Continuing on my Big Data\Hadoop blogging journey I started from HDFS post and YARN post, I will move to my favorite Hadoop technology – Apache Hive. At its simplest definition Apache Hive is an open-source data warehouse system for querying and analyzing large datasets stored in HDFS files.
Hive has three main functions: data summarization, query and analysis. It supports queries expressed in a language called HiveQL, which automatically translates SQL-like queries into MapReduce jobs executed on Hadoop. In addition, HiveQL supports custom MapReduce scripts to be plugged into queries. Hive also enables data serialization/deserialization and increases flexibility in schema design by including a system catalog called Hive-Metastore.

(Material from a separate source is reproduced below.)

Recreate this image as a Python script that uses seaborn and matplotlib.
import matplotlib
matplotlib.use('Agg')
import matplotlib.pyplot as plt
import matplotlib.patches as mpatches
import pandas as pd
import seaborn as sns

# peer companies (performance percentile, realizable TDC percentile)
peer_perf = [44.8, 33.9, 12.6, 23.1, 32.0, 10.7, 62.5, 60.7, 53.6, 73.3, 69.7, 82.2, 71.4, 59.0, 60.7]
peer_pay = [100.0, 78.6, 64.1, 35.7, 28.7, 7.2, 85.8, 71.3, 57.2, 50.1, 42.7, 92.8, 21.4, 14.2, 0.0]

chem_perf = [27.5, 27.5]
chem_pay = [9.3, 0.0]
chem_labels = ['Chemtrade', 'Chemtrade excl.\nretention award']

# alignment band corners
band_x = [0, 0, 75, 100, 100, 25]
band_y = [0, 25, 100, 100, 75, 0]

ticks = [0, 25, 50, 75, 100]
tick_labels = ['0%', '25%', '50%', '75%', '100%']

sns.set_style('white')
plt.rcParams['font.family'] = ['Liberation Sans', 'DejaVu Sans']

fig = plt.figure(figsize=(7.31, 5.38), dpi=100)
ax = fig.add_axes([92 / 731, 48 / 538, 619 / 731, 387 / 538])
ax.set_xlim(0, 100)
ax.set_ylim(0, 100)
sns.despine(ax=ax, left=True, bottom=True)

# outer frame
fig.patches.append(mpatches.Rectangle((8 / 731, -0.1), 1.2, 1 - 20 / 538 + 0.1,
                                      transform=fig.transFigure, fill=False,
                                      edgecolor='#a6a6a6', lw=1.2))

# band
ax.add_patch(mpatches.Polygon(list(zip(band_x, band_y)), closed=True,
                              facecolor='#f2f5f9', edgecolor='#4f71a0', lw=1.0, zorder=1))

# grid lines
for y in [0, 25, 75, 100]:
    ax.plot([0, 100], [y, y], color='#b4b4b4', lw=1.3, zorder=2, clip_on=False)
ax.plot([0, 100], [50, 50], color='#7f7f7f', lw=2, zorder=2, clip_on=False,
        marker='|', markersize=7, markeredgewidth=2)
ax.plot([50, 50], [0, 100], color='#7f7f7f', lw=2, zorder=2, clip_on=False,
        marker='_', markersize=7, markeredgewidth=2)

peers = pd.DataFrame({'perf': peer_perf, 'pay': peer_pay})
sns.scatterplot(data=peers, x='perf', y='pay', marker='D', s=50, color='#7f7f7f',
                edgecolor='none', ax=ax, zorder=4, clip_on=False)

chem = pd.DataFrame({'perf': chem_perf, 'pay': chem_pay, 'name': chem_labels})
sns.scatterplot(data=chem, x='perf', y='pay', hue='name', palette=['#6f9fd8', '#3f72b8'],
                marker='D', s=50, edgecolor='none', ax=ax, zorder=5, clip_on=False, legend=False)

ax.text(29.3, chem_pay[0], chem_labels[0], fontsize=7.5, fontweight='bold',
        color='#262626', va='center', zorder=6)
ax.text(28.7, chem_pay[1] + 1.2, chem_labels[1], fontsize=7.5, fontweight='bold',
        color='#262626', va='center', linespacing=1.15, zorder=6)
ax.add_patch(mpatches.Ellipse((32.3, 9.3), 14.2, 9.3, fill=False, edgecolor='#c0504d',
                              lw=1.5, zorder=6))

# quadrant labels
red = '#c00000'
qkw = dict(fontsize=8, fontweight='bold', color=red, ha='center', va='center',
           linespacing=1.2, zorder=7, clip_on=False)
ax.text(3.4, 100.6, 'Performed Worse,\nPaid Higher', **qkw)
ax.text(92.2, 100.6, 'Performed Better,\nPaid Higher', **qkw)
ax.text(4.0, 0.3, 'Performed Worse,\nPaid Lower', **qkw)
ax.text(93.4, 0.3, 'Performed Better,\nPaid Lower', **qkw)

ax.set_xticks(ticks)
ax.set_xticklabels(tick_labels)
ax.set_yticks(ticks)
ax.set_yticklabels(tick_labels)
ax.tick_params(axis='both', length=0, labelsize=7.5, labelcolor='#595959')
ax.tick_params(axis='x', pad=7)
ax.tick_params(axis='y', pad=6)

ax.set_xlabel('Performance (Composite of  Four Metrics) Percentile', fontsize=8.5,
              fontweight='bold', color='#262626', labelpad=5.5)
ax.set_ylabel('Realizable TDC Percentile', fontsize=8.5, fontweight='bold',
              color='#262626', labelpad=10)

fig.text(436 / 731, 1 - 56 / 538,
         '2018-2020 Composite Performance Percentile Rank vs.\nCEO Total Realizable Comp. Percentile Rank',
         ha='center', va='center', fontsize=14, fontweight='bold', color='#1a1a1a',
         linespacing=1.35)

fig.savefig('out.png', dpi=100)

According to the Apache Hive wiki, “Hive is not designed for OLTP workloads and does not offer real-time queries or row-level updates. It is best used for batch jobs over large sets of append-only data (like web logs).” Hive supports text files (also called flat files), SequenceFiles (flat files consisting of binary key/value pairs) and RCFiles (Record Columnar Files which store columns of a table in a columnar database way.)
Hive isn’t a relational database as it only maintains metadata information about Big Data stored on HDFS. however it allows you to treat your Big Data as tables and perform SQL-like operations using HiveQL.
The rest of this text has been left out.